— BEGIN Source data —

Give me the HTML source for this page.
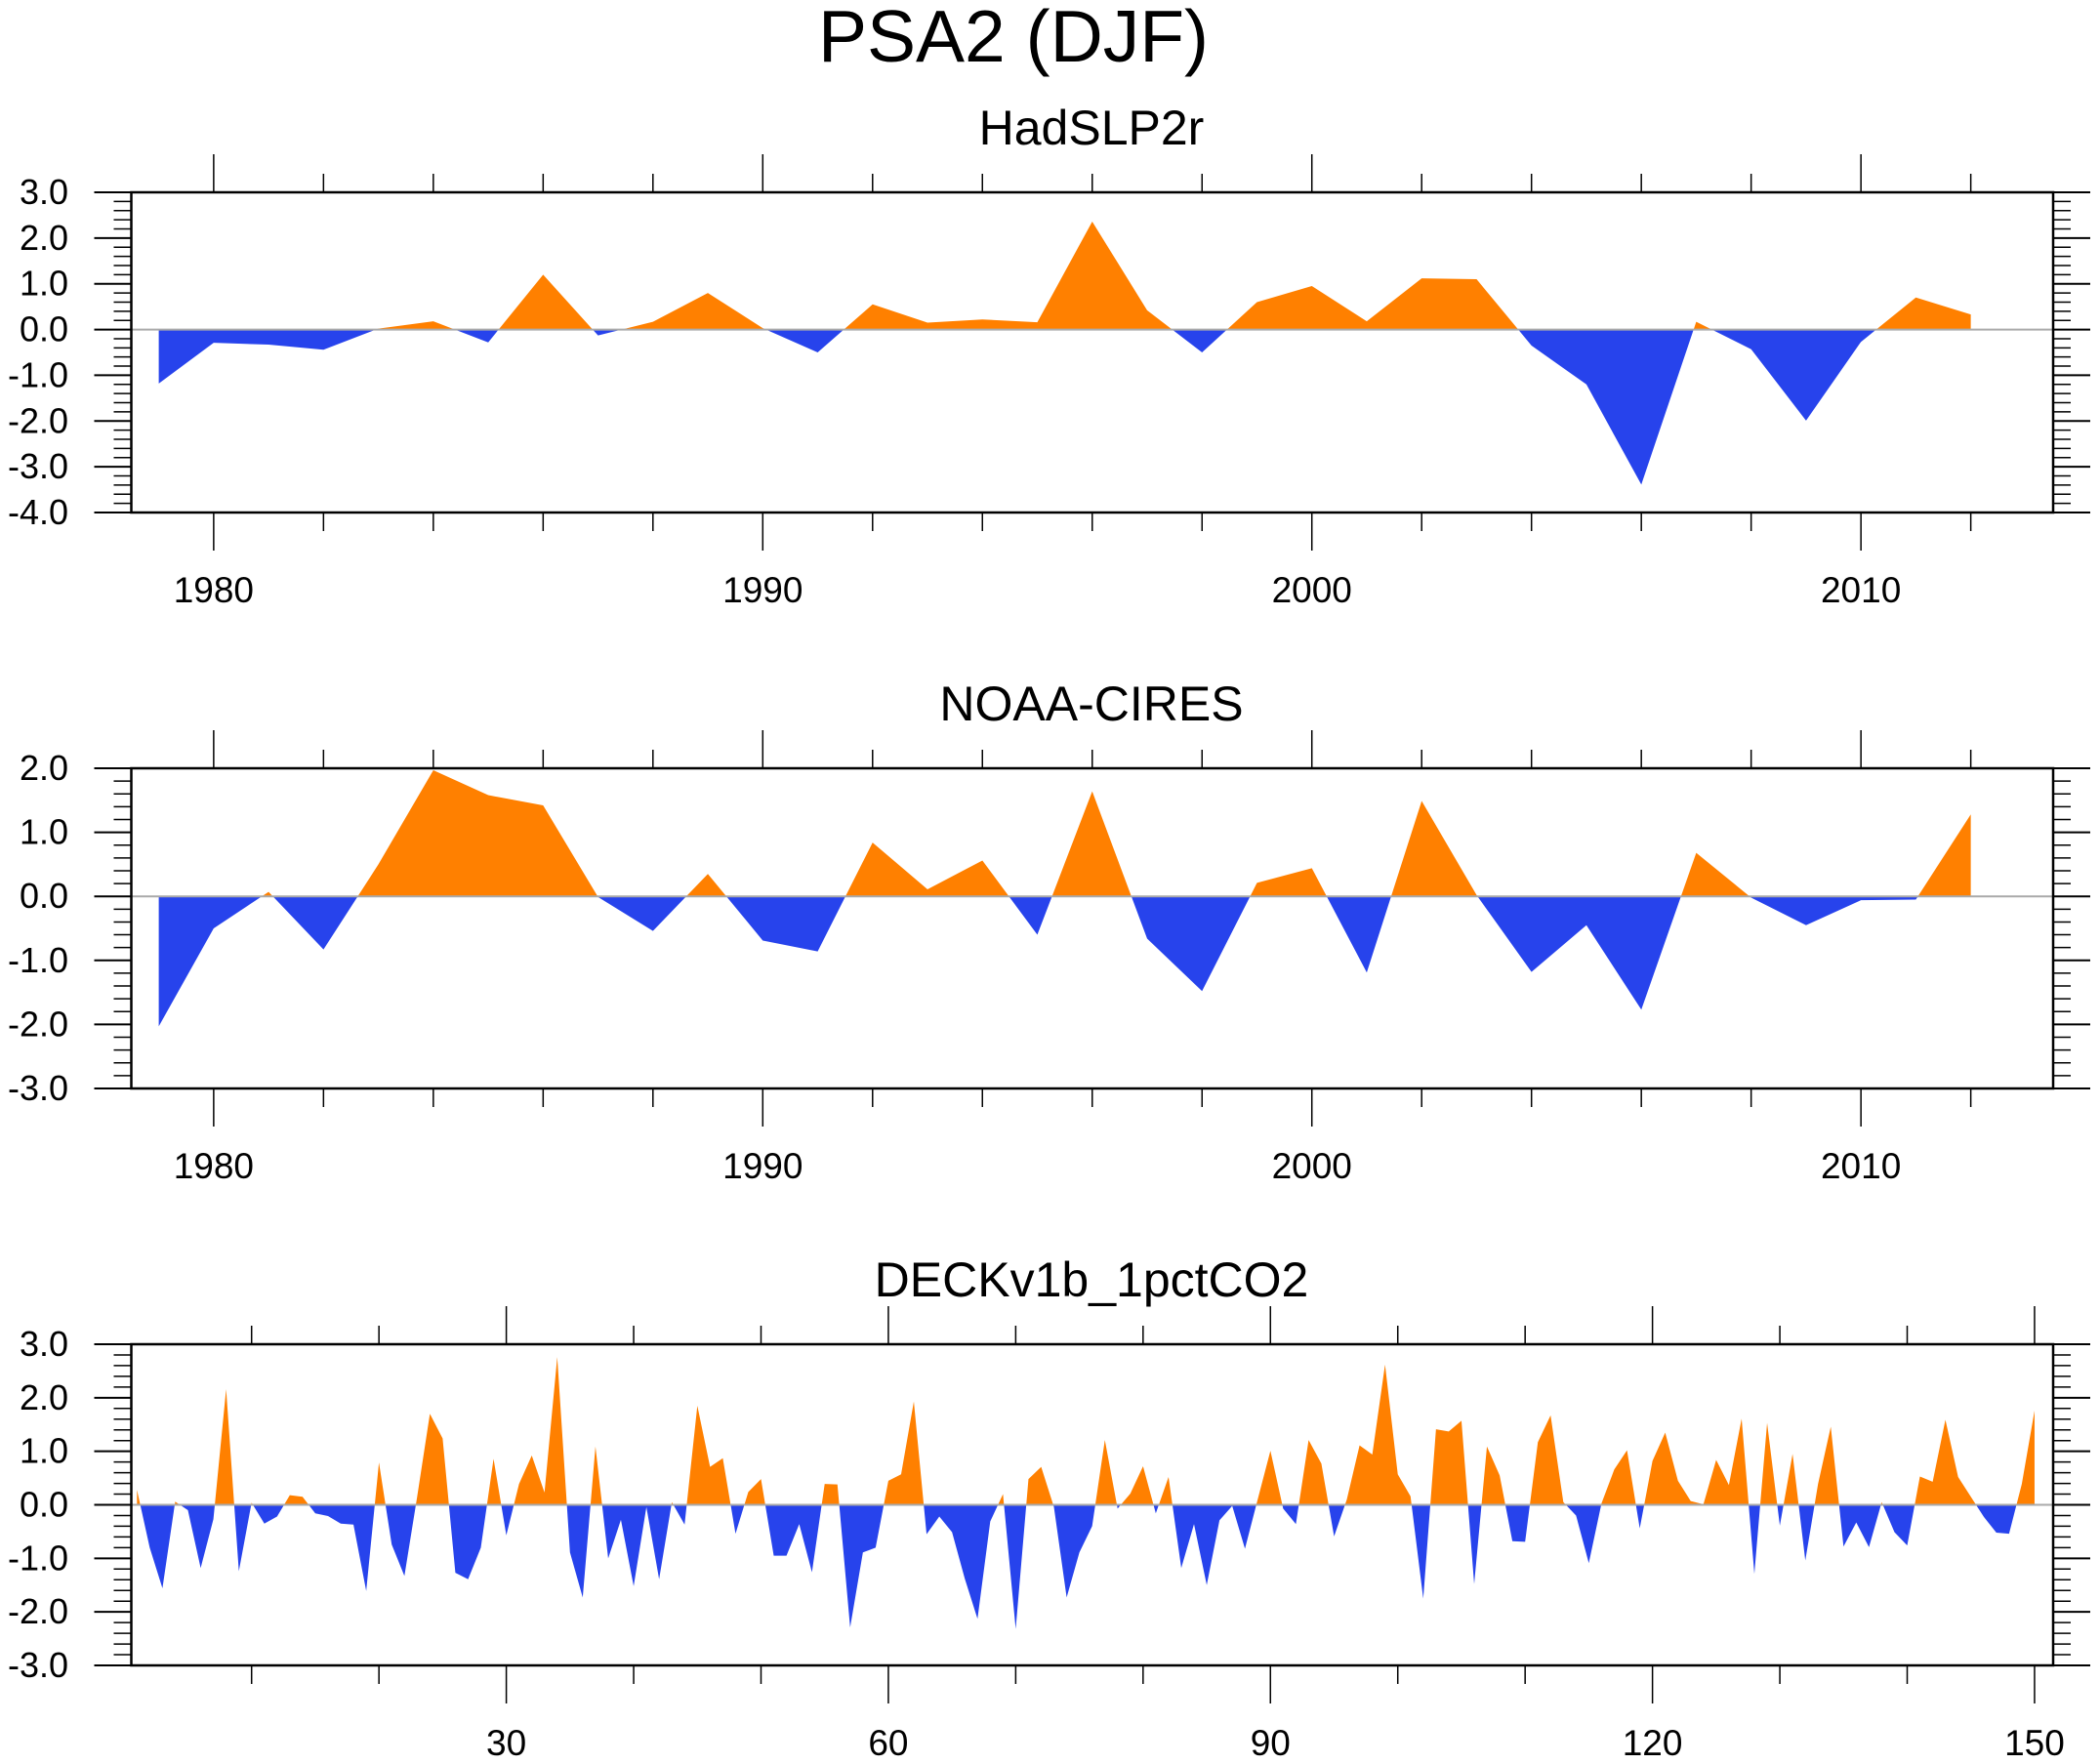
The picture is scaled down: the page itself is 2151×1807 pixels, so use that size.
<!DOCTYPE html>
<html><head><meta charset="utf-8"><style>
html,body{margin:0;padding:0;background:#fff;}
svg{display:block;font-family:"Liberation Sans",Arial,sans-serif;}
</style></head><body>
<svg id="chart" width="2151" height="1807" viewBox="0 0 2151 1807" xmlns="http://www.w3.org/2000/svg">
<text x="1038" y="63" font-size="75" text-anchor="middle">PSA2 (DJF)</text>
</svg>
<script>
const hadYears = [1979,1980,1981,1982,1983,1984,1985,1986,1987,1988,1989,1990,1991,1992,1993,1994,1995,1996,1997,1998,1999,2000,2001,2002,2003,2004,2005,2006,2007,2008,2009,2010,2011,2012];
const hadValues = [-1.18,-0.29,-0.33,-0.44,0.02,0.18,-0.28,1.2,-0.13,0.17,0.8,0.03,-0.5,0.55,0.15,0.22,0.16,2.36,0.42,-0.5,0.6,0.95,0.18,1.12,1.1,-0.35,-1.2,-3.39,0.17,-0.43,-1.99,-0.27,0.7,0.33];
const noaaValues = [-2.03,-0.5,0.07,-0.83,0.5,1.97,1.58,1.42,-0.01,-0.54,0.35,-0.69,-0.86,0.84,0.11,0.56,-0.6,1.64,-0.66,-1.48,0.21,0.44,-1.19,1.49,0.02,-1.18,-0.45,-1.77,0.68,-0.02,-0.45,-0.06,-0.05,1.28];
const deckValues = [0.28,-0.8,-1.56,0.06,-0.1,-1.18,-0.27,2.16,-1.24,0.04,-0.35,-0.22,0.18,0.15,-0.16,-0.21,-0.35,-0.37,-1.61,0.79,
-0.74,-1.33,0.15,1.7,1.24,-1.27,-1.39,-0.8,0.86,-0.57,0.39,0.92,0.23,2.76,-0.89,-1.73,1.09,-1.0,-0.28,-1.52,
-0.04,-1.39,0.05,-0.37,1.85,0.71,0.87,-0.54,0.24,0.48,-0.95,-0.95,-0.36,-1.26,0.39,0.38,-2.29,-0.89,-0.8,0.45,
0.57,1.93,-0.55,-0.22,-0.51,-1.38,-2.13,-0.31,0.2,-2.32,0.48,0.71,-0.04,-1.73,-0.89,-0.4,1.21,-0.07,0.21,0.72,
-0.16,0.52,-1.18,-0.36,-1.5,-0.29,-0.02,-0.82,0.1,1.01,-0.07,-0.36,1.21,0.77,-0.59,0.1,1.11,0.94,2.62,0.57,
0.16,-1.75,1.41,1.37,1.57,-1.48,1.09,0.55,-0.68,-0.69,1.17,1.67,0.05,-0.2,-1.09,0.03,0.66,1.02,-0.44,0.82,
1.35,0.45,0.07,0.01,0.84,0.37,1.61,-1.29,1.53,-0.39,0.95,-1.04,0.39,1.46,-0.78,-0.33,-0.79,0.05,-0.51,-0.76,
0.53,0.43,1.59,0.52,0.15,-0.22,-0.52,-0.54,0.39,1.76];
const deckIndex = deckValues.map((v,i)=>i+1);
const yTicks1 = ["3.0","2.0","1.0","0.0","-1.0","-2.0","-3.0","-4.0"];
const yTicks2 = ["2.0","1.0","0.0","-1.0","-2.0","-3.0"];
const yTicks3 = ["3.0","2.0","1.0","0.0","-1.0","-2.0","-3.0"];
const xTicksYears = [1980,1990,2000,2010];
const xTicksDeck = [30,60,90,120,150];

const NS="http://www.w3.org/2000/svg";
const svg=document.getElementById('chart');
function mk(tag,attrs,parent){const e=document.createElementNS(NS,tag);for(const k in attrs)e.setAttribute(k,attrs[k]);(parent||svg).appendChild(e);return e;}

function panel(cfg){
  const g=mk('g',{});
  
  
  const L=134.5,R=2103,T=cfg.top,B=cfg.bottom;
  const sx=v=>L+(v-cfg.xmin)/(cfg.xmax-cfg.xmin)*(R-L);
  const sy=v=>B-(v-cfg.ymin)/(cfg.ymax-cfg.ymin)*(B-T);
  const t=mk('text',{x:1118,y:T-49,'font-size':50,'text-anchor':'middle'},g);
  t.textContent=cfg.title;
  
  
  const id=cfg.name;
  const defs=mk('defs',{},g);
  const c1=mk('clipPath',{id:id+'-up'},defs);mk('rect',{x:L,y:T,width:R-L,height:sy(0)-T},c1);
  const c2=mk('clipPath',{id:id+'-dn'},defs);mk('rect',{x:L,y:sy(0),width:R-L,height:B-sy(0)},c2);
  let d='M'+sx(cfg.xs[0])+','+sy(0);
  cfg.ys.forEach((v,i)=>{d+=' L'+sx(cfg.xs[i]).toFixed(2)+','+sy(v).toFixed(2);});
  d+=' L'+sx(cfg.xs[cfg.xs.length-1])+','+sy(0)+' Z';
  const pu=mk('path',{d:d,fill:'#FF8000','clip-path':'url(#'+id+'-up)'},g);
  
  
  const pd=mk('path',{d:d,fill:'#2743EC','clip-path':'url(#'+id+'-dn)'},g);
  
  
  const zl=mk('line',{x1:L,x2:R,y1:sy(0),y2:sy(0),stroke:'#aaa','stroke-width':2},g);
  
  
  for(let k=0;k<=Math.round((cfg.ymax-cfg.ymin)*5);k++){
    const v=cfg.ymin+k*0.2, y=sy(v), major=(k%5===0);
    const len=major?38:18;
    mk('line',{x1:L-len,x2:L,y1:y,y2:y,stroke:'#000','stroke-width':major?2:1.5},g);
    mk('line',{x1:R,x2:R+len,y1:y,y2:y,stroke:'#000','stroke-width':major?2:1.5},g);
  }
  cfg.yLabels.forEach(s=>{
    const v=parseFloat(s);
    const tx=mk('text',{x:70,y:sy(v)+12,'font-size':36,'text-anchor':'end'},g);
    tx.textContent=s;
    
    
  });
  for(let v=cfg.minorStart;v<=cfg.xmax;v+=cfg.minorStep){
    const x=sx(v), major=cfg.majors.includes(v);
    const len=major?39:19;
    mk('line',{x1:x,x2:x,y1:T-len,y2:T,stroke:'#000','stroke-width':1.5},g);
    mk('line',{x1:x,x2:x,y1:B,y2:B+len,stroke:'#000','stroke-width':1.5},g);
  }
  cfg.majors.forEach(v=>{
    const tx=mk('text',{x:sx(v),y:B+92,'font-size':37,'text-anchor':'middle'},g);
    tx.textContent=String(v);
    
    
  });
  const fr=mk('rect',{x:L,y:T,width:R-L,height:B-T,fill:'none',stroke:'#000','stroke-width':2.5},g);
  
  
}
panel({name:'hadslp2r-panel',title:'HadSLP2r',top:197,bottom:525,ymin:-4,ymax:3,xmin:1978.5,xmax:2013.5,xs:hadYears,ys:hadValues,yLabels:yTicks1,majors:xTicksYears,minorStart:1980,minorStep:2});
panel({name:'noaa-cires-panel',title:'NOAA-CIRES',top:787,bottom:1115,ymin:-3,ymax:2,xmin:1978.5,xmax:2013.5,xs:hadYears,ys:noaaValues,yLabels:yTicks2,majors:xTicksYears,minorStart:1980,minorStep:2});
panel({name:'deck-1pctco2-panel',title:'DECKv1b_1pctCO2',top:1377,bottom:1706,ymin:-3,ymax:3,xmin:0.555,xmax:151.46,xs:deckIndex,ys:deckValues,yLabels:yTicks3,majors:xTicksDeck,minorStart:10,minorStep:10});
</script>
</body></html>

— END Source data —

- [Exercise brief]
Return the listing above word for word, with the pictures removed.

- [Solved exercise]
Give me the HTML source for this page.
The picture is scaled down: the page itself is 2151×1807 pixels, so use that size.
<!DOCTYPE html>
<html><head><meta charset="utf-8"><style>
html,body{margin:0;padding:0;background:#fff;}
svg{display:block;font-family:"Liberation Sans",Arial,sans-serif;}
</style></head><body>
<svg id="chart" width="2151" height="1807" viewBox="0 0 2151 1807" xmlns="http://www.w3.org/2000/svg">
<text x="1038" y="63" font-size="75" text-anchor="middle">PSA2 (DJF)</text>
</svg>
<script>
const hadYears = [1979,1980,1981,1982,1983,1984,1985,1986,1987,1988,1989,1990,1991,1992,1993,1994,1995,1996,1997,1998,1999,2000,2001,2002,2003,2004,2005,2006,2007,2008,2009,2010,2011,2012];
const hadValues = [-1.18,-0.29,-0.33,-0.44,0.02,0.18,-0.28,1.2,-0.13,0.17,0.8,0.03,-0.5,0.55,0.15,0.22,0.16,2.36,0.42,-0.5,0.6,0.95,0.18,1.12,1.1,-0.35,-1.2,-3.39,0.17,-0.43,-1.99,-0.27,0.7,0.33];
const noaaValues = [-2.03,-0.5,0.07,-0.83,0.5,1.97,1.58,1.42,-0.01,-0.54,0.35,-0.69,-0.86,0.84,0.11,0.56,-0.6,1.64,-0.66,-1.48,0.21,0.44,-1.19,1.49,0.02,-1.18,-0.45,-1.77,0.68,-0.02,-0.45,-0.06,-0.05,1.28];
const deckValues = [0.28,-0.8,-1.56,0.06,-0.1,-1.18,-0.27,2.16,-1.24,0.04,-0.35,-0.22,0.18,0.15,-0.16,-0.21,-0.35,-0.37,-1.61,0.79,
-0.74,-1.33,0.15,1.7,1.24,-1.27,-1.39,-0.8,0.86,-0.57,0.39,0.92,0.23,2.76,-0.89,-1.73,1.09,-1.0,-0.28,-1.52,
-0.04,-1.39,0.05,-0.37,1.85,0.71,0.87,-0.54,0.24,0.48,-0.95,-0.95,-0.36,-1.26,0.39,0.38,-2.29,-0.89,-0.8,0.45,
0.57,1.93,-0.55,-0.22,-0.51,-1.38,-2.13,-0.31,0.2,-2.32,0.48,0.71,-0.04,-1.73,-0.89,-0.4,1.21,-0.07,0.21,0.72,
-0.16,0.52,-1.18,-0.36,-1.5,-0.29,-0.02,-0.82,0.1,1.01,-0.07,-0.36,1.21,0.77,-0.59,0.1,1.11,0.94,2.62,0.57,
0.16,-1.75,1.41,1.37,1.57,-1.48,1.09,0.55,-0.68,-0.69,1.17,1.67,0.05,-0.2,-1.09,0.03,0.66,1.02,-0.44,0.82,
1.35,0.45,0.07,0.01,0.84,0.37,1.61,-1.29,1.53,-0.39,0.95,-1.04,0.39,1.46,-0.78,-0.33,-0.79,0.05,-0.51,-0.76,
0.53,0.43,1.59,0.52,0.15,-0.22,-0.52,-0.54,0.39,1.76];
const deckIndex = deckValues.map((v,i)=>i+1);
const yTicks1 = ["3.0","2.0","1.0","0.0","-1.0","-2.0","-3.0","-4.0"];
const yTicks2 = ["2.0","1.0","0.0","-1.0","-2.0","-3.0"];
const yTicks3 = ["3.0","2.0","1.0","0.0","-1.0","-2.0","-3.0"];
const xTicksYears = [1980,1990,2000,2010];
const xTicksDeck = [30,60,90,120,150];

const NS="http://www.w3.org/2000/svg";
const svg=document.getElementById('chart');
function mk(tag,attrs,parent){const e=document.createElementNS(NS,tag);for(const k in attrs)e.setAttribute(k,attrs[k]);(parent||svg).appendChild(e);return e;}

function panel(cfg){
  const g=mk('g',{});
  
  
  const L=134.5,R=2103,T=cfg.top,B=cfg.bottom;
  const sx=v=>L+(v-cfg.xmin)/(cfg.xmax-cfg.xmin)*(R-L);
  const sy=v=>B-(v-cfg.ymin)/(cfg.ymax-cfg.ymin)*(B-T);
  const t=mk('text',{x:1118,y:T-49,'font-size':50,'text-anchor':'middle'},g);
  t.textContent=cfg.title;
  
  
  const id=cfg.name;
  const defs=mk('defs',{},g);
  const c1=mk('clipPath',{id:id+'-up'},defs);mk('rect',{x:L,y:T,width:R-L,height:sy(0)-T},c1);
  const c2=mk('clipPath',{id:id+'-dn'},defs);mk('rect',{x:L,y:sy(0),width:R-L,height:B-sy(0)},c2);
  let d='M'+sx(cfg.xs[0])+','+sy(0);
  cfg.ys.forEach((v,i)=>{d+=' L'+sx(cfg.xs[i]).toFixed(2)+','+sy(v).toFixed(2);});
  d+=' L'+sx(cfg.xs[cfg.xs.length-1])+','+sy(0)+' Z';
  const pu=mk('path',{d:d,fill:'#FF8000','clip-path':'url(#'+id+'-up)'},g);
  
  
  const pd=mk('path',{d:d,fill:'#2743EC','clip-path':'url(#'+id+'-dn)'},g);
  
  
  const zl=mk('line',{x1:L,x2:R,y1:sy(0),y2:sy(0),stroke:'#aaa','stroke-width':2},g);
  
  
  for(let k=0;k<=Math.round((cfg.ymax-cfg.ymin)*5);k++){
    const v=cfg.ymin+k*0.2, y=sy(v), major=(k%5===0);
    const len=major?38:18;
    mk('line',{x1:L-len,x2:L,y1:y,y2:y,stroke:'#000','stroke-width':major?2:1.5},g);
    mk('line',{x1:R,x2:R+len,y1:y,y2:y,stroke:'#000','stroke-width':major?2:1.5},g);
  }
  cfg.yLabels.forEach(s=>{
    const v=parseFloat(s);
    const tx=mk('text',{x:70,y:sy(v)+12,'font-size':36,'text-anchor':'end'},g);
    tx.textContent=s;
    
    
  });
  for(let v=cfg.minorStart;v<=cfg.xmax;v+=cfg.minorStep){
    const x=sx(v), major=cfg.majors.includes(v);
    const len=major?39:19;
    mk('line',{x1:x,x2:x,y1:T-len,y2:T,stroke:'#000','stroke-width':1.5},g);
    mk('line',{x1:x,x2:x,y1:B,y2:B+len,stroke:'#000','stroke-width':1.5},g);
  }
  cfg.majors.forEach(v=>{
    const tx=mk('text',{x:sx(v),y:B+92,'font-size':37,'text-anchor':'middle'},g);
    tx.textContent=String(v);
    
    
  });
  const fr=mk('rect',{x:L,y:T,width:R-L,height:B-T,fill:'none',stroke:'#000','stroke-width':2.5},g);
  
  
}
panel({name:'hadslp2r-panel',title:'HadSLP2r',top:197,bottom:525,ymin:-4,ymax:3,xmin:1978.5,xmax:2013.5,xs:hadYears,ys:hadValues,yLabels:yTicks1,majors:xTicksYears,minorStart:1980,minorStep:2});
panel({name:'noaa-cires-panel',title:'NOAA-CIRES',top:787,bottom:1115,ymin:-3,ymax:2,xmin:1978.5,xmax:2013.5,xs:hadYears,ys:noaaValues,yLabels:yTicks2,majors:xTicksYears,minorStart:1980,minorStep:2});
panel({name:'deck-1pctco2-panel',title:'DECKv1b_1pctCO2',top:1377,bottom:1706,ymin:-3,ymax:3,xmin:0.555,xmax:151.46,xs:deckIndex,ys:deckValues,yLabels:yTicks3,majors:xTicksDeck,minorStart:10,minorStep:10});
</script>
</body></html>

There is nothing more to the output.